GPSA calls for more boots on the ground for spray drift perfect storm

Grain Producers SA (GPSA) is actively calling for an immediate increase in resources on the ground to monitor spray drift activity as the seasonal conditions create serious challenges.

Unpredictable summer rain has prompted weed growth across grain properties in South Australia and combined with the humid and often windy weather, it has created the perfect storm for potential spray drift.

GPSA Chief Executive Officer Brad Perry said GPSA has been working with the State Government’s Department of Primary Industries and Regions regarding agrichemical spray compliance and audit activities.

“Given the recent rains and the weed growth on farm, we now need an immediate response for more boots on the ground checking the rules are followed when spraying,” he said.

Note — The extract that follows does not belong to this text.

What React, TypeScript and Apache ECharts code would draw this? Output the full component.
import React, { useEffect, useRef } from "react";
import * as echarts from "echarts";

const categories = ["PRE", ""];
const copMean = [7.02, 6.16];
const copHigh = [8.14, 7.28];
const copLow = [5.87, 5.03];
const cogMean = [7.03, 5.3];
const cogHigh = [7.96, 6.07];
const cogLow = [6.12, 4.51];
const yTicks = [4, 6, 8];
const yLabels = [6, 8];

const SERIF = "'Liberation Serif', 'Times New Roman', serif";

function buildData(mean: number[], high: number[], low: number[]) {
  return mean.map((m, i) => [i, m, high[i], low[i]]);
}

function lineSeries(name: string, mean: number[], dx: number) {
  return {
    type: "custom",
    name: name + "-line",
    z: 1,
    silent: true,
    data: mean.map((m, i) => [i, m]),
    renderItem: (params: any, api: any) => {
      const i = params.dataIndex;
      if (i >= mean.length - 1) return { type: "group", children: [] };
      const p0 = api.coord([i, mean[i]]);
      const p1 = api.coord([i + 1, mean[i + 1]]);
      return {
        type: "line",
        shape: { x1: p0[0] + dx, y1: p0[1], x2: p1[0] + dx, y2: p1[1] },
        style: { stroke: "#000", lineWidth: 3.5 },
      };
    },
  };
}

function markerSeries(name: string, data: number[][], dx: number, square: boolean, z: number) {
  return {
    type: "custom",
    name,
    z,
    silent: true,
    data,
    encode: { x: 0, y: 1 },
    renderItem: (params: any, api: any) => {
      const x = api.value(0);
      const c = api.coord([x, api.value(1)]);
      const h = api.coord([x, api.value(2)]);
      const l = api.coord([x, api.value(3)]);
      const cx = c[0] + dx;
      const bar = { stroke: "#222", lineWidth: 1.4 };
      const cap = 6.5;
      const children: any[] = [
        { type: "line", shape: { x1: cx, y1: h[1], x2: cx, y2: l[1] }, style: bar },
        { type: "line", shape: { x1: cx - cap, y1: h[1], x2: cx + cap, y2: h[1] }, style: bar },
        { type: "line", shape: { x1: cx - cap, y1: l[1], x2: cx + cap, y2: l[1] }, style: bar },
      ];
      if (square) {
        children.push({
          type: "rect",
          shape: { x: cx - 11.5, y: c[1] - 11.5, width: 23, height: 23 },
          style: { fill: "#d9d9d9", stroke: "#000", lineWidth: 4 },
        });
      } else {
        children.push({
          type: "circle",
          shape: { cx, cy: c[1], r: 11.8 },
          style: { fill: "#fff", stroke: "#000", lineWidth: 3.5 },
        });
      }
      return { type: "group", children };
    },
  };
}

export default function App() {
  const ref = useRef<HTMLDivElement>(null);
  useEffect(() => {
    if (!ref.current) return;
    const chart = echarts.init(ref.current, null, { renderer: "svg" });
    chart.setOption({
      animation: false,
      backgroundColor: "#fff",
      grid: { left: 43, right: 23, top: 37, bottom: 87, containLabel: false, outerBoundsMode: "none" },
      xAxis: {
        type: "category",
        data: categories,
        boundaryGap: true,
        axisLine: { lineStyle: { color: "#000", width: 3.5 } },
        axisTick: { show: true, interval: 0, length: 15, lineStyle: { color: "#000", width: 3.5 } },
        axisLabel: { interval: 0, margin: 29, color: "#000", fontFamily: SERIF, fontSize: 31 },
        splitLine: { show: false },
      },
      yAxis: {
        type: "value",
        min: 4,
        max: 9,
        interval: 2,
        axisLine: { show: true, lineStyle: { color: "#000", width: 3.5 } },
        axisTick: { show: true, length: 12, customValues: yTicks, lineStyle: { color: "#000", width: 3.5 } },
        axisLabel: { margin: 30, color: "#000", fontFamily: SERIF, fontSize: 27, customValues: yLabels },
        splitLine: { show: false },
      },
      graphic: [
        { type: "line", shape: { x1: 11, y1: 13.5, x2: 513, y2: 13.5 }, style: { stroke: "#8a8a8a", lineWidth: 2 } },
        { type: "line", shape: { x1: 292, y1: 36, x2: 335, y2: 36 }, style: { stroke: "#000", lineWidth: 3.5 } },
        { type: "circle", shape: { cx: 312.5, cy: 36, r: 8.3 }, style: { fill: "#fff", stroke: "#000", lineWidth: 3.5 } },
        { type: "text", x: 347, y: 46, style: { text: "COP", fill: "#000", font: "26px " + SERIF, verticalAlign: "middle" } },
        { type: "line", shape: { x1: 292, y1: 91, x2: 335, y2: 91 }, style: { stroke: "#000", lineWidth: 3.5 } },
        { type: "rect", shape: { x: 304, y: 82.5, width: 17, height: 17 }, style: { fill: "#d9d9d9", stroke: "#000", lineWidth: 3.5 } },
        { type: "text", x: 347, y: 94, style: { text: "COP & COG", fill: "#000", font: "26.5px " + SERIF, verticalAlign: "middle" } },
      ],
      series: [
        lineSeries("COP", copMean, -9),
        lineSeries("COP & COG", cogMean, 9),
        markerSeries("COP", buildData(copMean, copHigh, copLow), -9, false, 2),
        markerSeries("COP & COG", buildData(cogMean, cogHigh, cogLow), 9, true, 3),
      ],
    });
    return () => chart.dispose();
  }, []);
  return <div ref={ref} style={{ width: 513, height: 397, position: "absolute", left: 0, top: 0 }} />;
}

“We want to see a crackdown on those who are doing the wrong thing, as the impact of spraying at the wrong time and in the wrong conditions can be felt much further than just the surrounding paddocks.

“Users of agrichemicals must be spraying in accordance with approved chemical label instructions and that can include recognising such things as wind speeds, inversion conditions and nozzle size and selections.”

Mr Perry also reminded grain producers that they must be particularly wary of hazardous inversions, which is when cold air is trapped near the ground and spray droplets can remain suspended in the air for hours and can travel for a significant number of kilometres from the intended target.

GPSA is also today launching a new spray campaign titled ‘Don’t Spray Your Dollars Away’ focusing on the economic losses for grain producers who don’t do the right thing. This campaign will run side by side with our ‘Keep Your Droplets to Yourself’ Campaign – delivering many relevant facts and actions to help prevent spray drift. In the coming weeks, the two campaigns will be featured heavily through text reminders to South Australian grain producers, in newspapers, on the radio and on social media.